Among the structurally divided with a high degree of inequality (class, caste, geography, ethnicity and gender) countries, Nepal seems more vulnerable for violent conflicts. Due to inequality in distribution of resources and opportunities, inadequate service delivery systems, injustice to cultural identities, ineffective governance and administration, inefficient socio-political transformation and intolerant leadership has created fragile situation of nation. Due to the growing trends of militancy in politics, mushrooming of the violent and criminal groups has pushed the nation towards a ‘failed state.’ In the recently released “Foreign Policy Index,” Nepal is depicted within the 25 most likely nations to become a failed state63. In terms of disruption of internal security management, Nepal lies behind Lebanon and Colombia.
- Utilization of SSR: The classical concept of DDR and SSR is not applicable in Nepalese context. DDR and SSR is a political process. “DD” of Maoist and Nepal Army have completed but the most difficult part “R” or reintegration is remained. (Re)Integration is a political process rather than an institutional and technical one. Rather than the reintegration process, Nepal should follow the Security Sector Transformation (SSR) with a national political consensus.
- No Politicization: Both Armies (NA and MA) should not involve in politics and armed forces should not be an agenda of politics. Politicization of the army encourages establishment of the armed institutions that give birth of more armed, semi-armed, and criminal groups.
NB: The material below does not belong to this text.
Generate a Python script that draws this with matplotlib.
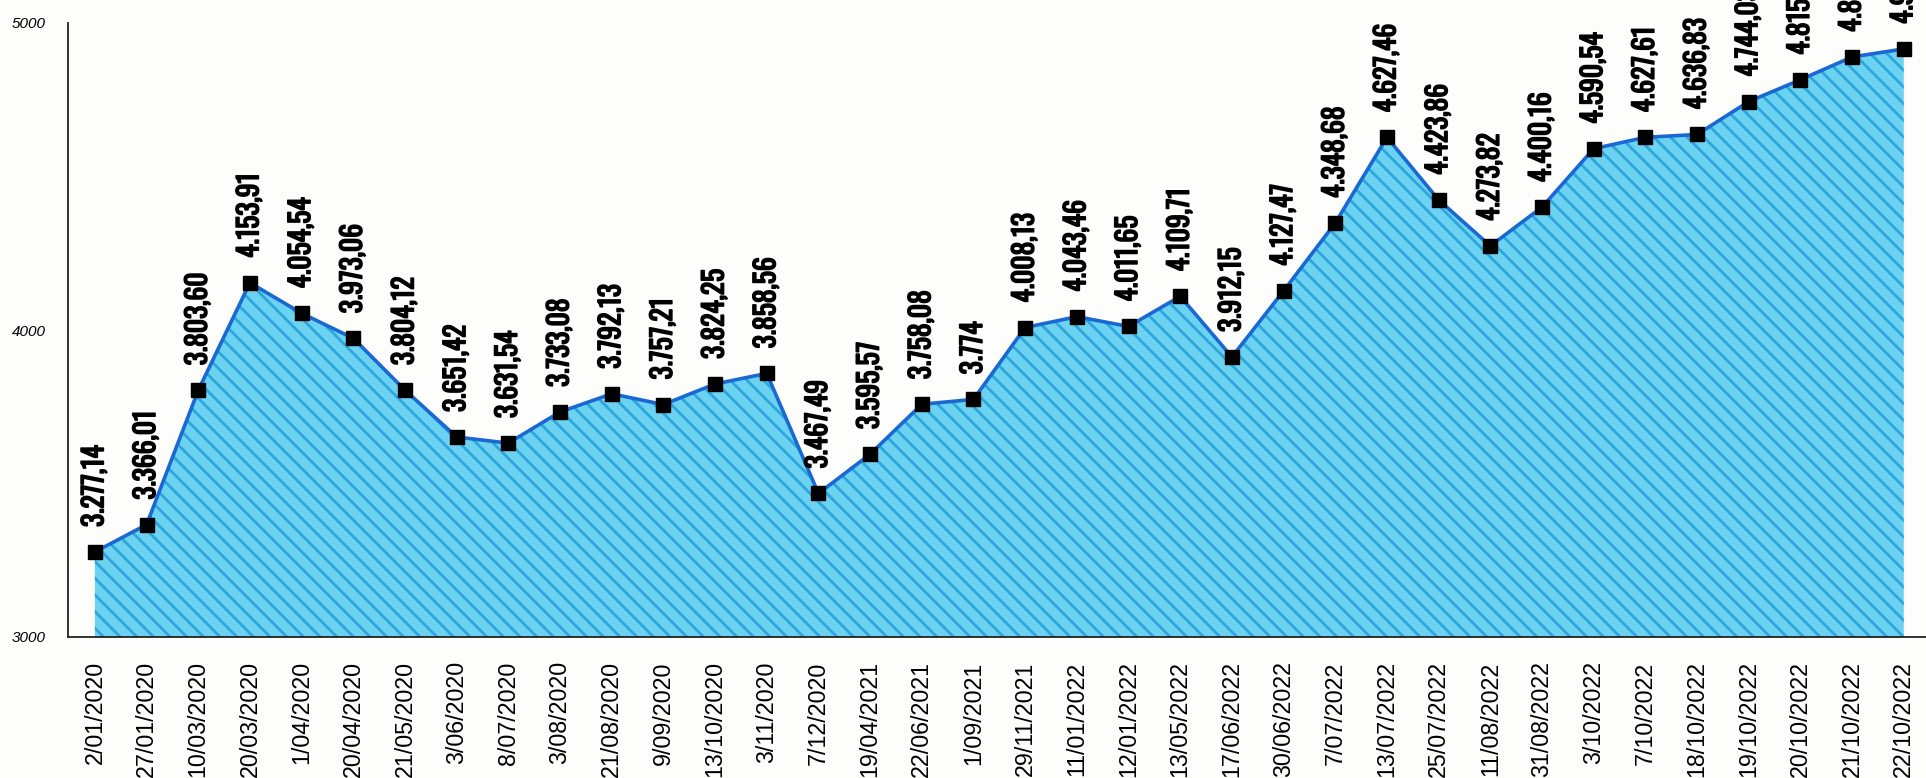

Such trends hamper the democratic system.
- Transparent and Accountable: Security institutions should be transparent and accountable and should be responsible with the people and nation. Recruitment process has to be competitive, cohesive, and inclusive.
- Demilitarization: Demilitarization is to be taken as pre-condition of civilian supremacy. Law and order of the country has been deteriorating due to the growing number of self-emerged non-state armed groups particularly in Tarai-Madhes and generally throughout the nation. The emerging culture of youth militant wings including the political parties should be discouraged.
- Democratization and Professionalization: Both means and processes to be initiated as soon as possible.
- Support: DDR and SSR are expensive processes. Huge sums of resources, technical expertise, and moral international supports are the principal tools to ending crises.
- Civil-Military Relation: Proper definition of CMR is today’s urgent need for Nepal and policy needs to be formulated accordingly. Extensive discussion on CMR to be conducted on social spheres and individuals.
- Inclusion: Both internal (within security forces) and external (international and national security experts) shall be included in the development of security agendas, policy formation, and advancement of curricula for the forces. The SSR and DDR models of the world have demonstrated that both can be an instrument for conflict resolution. The outcome depends upon how the concerned actors act. The DDR and SSR process has succeeded where the ex-violent culture, structure, and actors were ready to transform the conflict through peaceful means. The concerned organizations who had been facilitating and mediating for the peace process were pro-peace actors rather than those with vested political interests and trouble makers. The prime agenda to initiate the peace process of the concerned nation is Disarmament and Demobilization (DD) of the militants. Successful DDR conversion depends upon: reduction of military expenditure, orientation of military research and development, conversion of the arms and industry, demobilization and reintegration, redevelopment of troops, democratization and professionalization and safe disposal and weapons surplus management.